:: Given material ::
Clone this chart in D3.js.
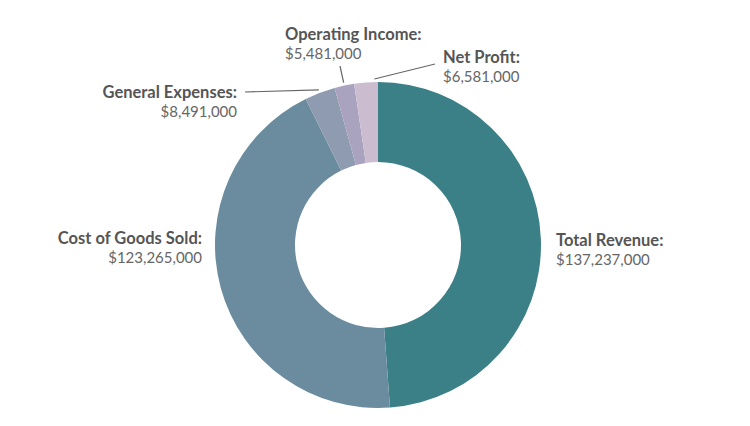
<!DOCTYPE html>
<html><head><meta charset="utf-8">
<script src="https://cdn.jsdelivr.net/npm/d3@7"></script>
<style>body{margin:0;background:#fff}svg{display:block}</style>
</head><body>
<svg id="c" width="750" height="426"></svg>
<script>
const categories = ["Total Revenue", "Cost of Goods Sold", "General Expenses", "Operating Income", "Net Profit"];
const values = [137237000, 123265000, 8491000, 5481000, 6581000];
const colors = ["#3b8087", "#6a8c9e", "#8e9bb0", "#a9a3bf", "#cbbdcf"];

// label layout (not data)
const labelLayout = [
  {x: 556, y: 246, anchor: "start", leader: null},
  {x: 202, y: 244, anchor: "end", leader: null},
  {x: 237, y: 98, anchor: "end", leader: [245, 92]},
  {x: 285, y: 40, anchor: "start", leader: [340, 66]},
  {x: 443, y: 63, anchor: "start", leader: [435, 64]}
];

const svg = d3.select("#c");
const cx = 378, cy = 245, R = 163, r = 83;
const g = svg.append("g").attr("transform", `translate(${cx},${cy})`);
const pie = d3.pie().sort(null).value(d => d)(values);
const arc = d3.arc().innerRadius(r).outerRadius(R);
g.selectAll("path").data(pie).join("path")
  .attr("d", arc).attr("fill", (d, i) => colors[i]);

const fmt = d3.format("$,");
labelLayout.forEach((L, i) => {
  const t = svg.append("text").attr("x", L.x).attr("y", L.y)
    .attr("text-anchor", L.anchor).style("font-family", "Lato, sans-serif");
  t.append("tspan").attr("x", L.x).style("font-weight", "bold").style("font-size", "16.5px")
    .attr("fill", "#555").text(categories[i] + ":");
  t.append("tspan").attr("x", L.x).attr("dy", 18.5).style("font-size", "15px")
    .attr("fill", "#666").text(fmt(values[i]));
  if (L.leader) {
    const d = pie[i];
    let a = (d.startAngle + d.endAngle) / 2;
    if (i === 4) a = d.startAngle + (d.endAngle - d.startAngle) * 0.85;
    const rr = R + 3;
    const sx = cx + rr * Math.sin(a), sy = cy - rr * Math.cos(a);
    svg.append("line").attr("x1", sx).attr("y1", sy).attr("x2", L.leader[0]).attr("y2", L.leader[1])
      .attr("stroke", "#666").attr("stroke-width", 1.2);
  }
});
</script>
</body></html>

:: Task goal ::
Return exactly what appears from the opening line of the material through the line with "i) => colors[i]);", apart from the pictures.

:: Solution for this exercise ::
Clone this chart in D3.js.
<!DOCTYPE html>
<html><head><meta charset="utf-8">
<script src="https://cdn.jsdelivr.net/npm/d3@7"></script>
<style>body{margin:0;background:#fff}svg{display:block}</style>
</head><body>
<svg id="c" width="750" height="426"></svg>
<script>
const categories = ["Total Revenue", "Cost of Goods Sold", "General Expenses", "Operating Income", "Net Profit"];
const values = [137237000, 123265000, 8491000, 5481000, 6581000];
const colors = ["#3b8087", "#6a8c9e", "#8e9bb0", "#a9a3bf", "#cbbdcf"];

// label layout (not data)
const labelLayout = [
  {x: 556, y: 246, anchor: "start", leader: null},
  {x: 202, y: 244, anchor: "end", leader: null},
  {x: 237, y: 98, anchor: "end", leader: [245, 92]},
  {x: 285, y: 40, anchor: "start", leader: [340, 66]},
  {x: 443, y: 63, anchor: "start", leader: [435, 64]}
];

const svg = d3.select("#c");
const cx = 378, cy = 245, R = 163, r = 83;
const g = svg.append("g").attr("transform", `translate(${cx},${cy})`);
const pie = d3.pie().sort(null).value(d => d)(values);
const arc = d3.arc().innerRadius(r).outerRadius(R);
g.selectAll("path").data(pie).join("path")
  .attr("d", arc).attr("fill", (d, i) => colors[i]);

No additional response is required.